Is violence the answer?
And what about climate protesters who transgress the moral boundaries and engage in violence? Such as those calling for the destruction of fossil fuel infrastructure. More research is needed, but there is some evidence that extreme acts of protest from a small radical flank can actually be beneficial to the cause.
"When violence occurs within a big umbrella of a much larger non-violent movement, it can sometimes have the effect of creating the disruption and the pressure to do something about the protests. But there's this bigger, non-violent group that's seen as more moderate and (people think) 'maybe we can at least give in to some of their demands and concessions,'" Shuman said.
Climate activists welcome any action
Climate activists themselves welcome a diversity of tactics within the movement.
"The forms of action and protests within the climate movement are very diverse and wide-ranging — and that is a good thing. From peaceful blockades that interfere with climate-damaging infrastructure, to mass protests that win a broad majority, to petitions and large-scale art actions, all protests reach different groups in society and complement each other," said Jule Pehnte, an activist with Fridays for Future Germany.
She said that no matter how radical the protest movement might become, the effects of climate change will be far more disruptive.
"Again and again we discuss how radical the climate movement can become, but the point is: how radical can the climate crisis become?" she asked.
"Instead of discussing forms of protest, we should have an honest debate on how we can quickly and socially reduce emissions and face the reality of the climate crisis."
Climate fatalism the worst strategy
In the 2020 manifesto, How to Blow up a Pipeline, Swedish lecturer and climate activist Andreas Malm, argues that calculated actions of violence targeting the infrastructure and property of climate-destroying activities (though never people) should be part of the mix of options employed by climate activists.
He imagines a world in which despite all the strikes, all the marches, all the petitions and speeches, the requisite action to fight climate change still doesn't happen.
"Do we say that we've done what we could, tried the means at our disposal and failed?

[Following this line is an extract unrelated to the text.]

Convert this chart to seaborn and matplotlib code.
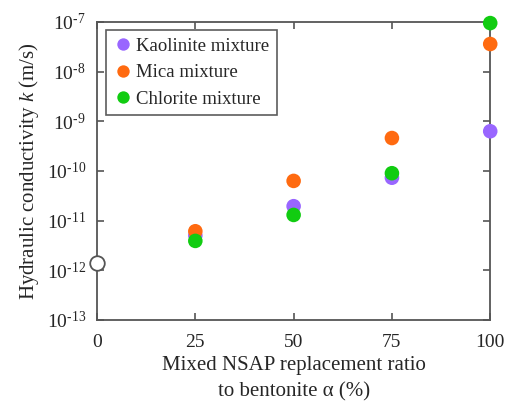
import numpy as np
import pandas as pd
import matplotlib
matplotlib.use("Agg")
import matplotlib.pyplot as plt
import seaborn as sns

ratio = [25, 50, 75, 100]
kaolinite = [5.0e-12, 1.95e-11, 7.3e-11, 6.3e-10]
mica = [6.1e-12, 6.3e-11, 4.6e-10, 3.6e-8]
chlorite = [3.9e-12, 1.3e-11, 9.0e-11, 9.5e-8]
bentonite_ratio = [0]
bentonite_k = [1.4e-12]

series = ["Kaolinite mixture", "Mica mixture", "Chlorite mixture"]
colors = ["#9966ff", "#ff6a10", "#11cc11"]

df = pd.DataFrame({
    "ratio": ratio * 3,
    "k": kaolinite + mica + chlorite,
    "mix": [s for s in series for _ in ratio],
})

sns.set_style("ticks")
plt.rcParams["font.family"] = ["Liberation Serif", "DejaVu Serif"]
plt.rcParams["mathtext.fontset"] = "custom"
plt.rcParams["mathtext.rm"] = "Liberation Serif"
plt.rcParams["mathtext.it"] = "Liberation Serif:italic"

fig = plt.figure(figsize=(5.08, 4.07), dpi=100)
ax = fig.add_axes([0.191, 0.214, 0.774, 0.732])

sns.scatterplot(data=df, x="ratio", y="k", hue="mix", hue_order=series,
                palette=colors, s=110, edgecolor="none", ax=ax, zorder=3,
                clip_on=False)
ax.scatter(bentonite_ratio, bentonite_k, s=110, facecolor="white",
           edgecolor="#555555", linewidth=1.3, zorder=4, clip_on=False)

ax.set_yscale("log")
ax.set_xlim(0, 100)
ax.set_ylim(1e-13, 1e-7)
ax.set_xticks([0, 25, 50, 75, 100])
ax.set_yticks([10.0 ** e for e in range(-13, -6)])
ax.yaxis.set_minor_locator(matplotlib.ticker.NullLocator())
ax.set_yticklabels([r"10$^{\text{-%d}}$" % -e for e in range(-13, -6)])
ax.tick_params(direction="in", length=5, width=1.2, color="#555555",
               labelsize=14, top=True, right=True)
ax.tick_params(axis="x", pad=10)
ax.tick_params(axis="y", pad=8)

for sp in ax.spines.values():
    sp.set_color("#555555")
    sp.set_linewidth(1.3)

ax.set_xlabel("Mixed NSAP replacement ratio\nto bentonite α (%)",
              fontsize=15, linespacing=1.5)
ax.set_ylabel("Hydraulic conductivity $k$ (m/s)", fontsize=15)

leg = ax.legend(loc="upper left", bbox_to_anchor=(0.023, 0.973),
                borderaxespad=0, fontsize=13.5,
                frameon=True, fancybox=False, edgecolor="#333333",
                handletextpad=0.2, borderpad=0.4, labelspacing=0.5,
                markerscale=0.85, handlelength=1.0)
leg.get_frame().set_linewidth(1.2)

fig.savefig("out.png", dpi=100)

Do we conclude that the only thing left is learning to die — a position already propounded by some — and slide down the side of the crater into three, four, eight degrees of warming? Or is there another phase, beyond peaceful protest?"
But even he argues that any action that does not accept fatalism makes a difference.
"The most religiously Gandhian climate activist, the most starry-eyed renewable energy entrepreneur, the most self-righteous believer in veganism as panacea, the most compromise-prone parliamentarian is infinitely preferable to the white man of the North who says, 'We're doomed — fall in peace.' Within the range of positions this side of climate denial, none is more despicable," he writes.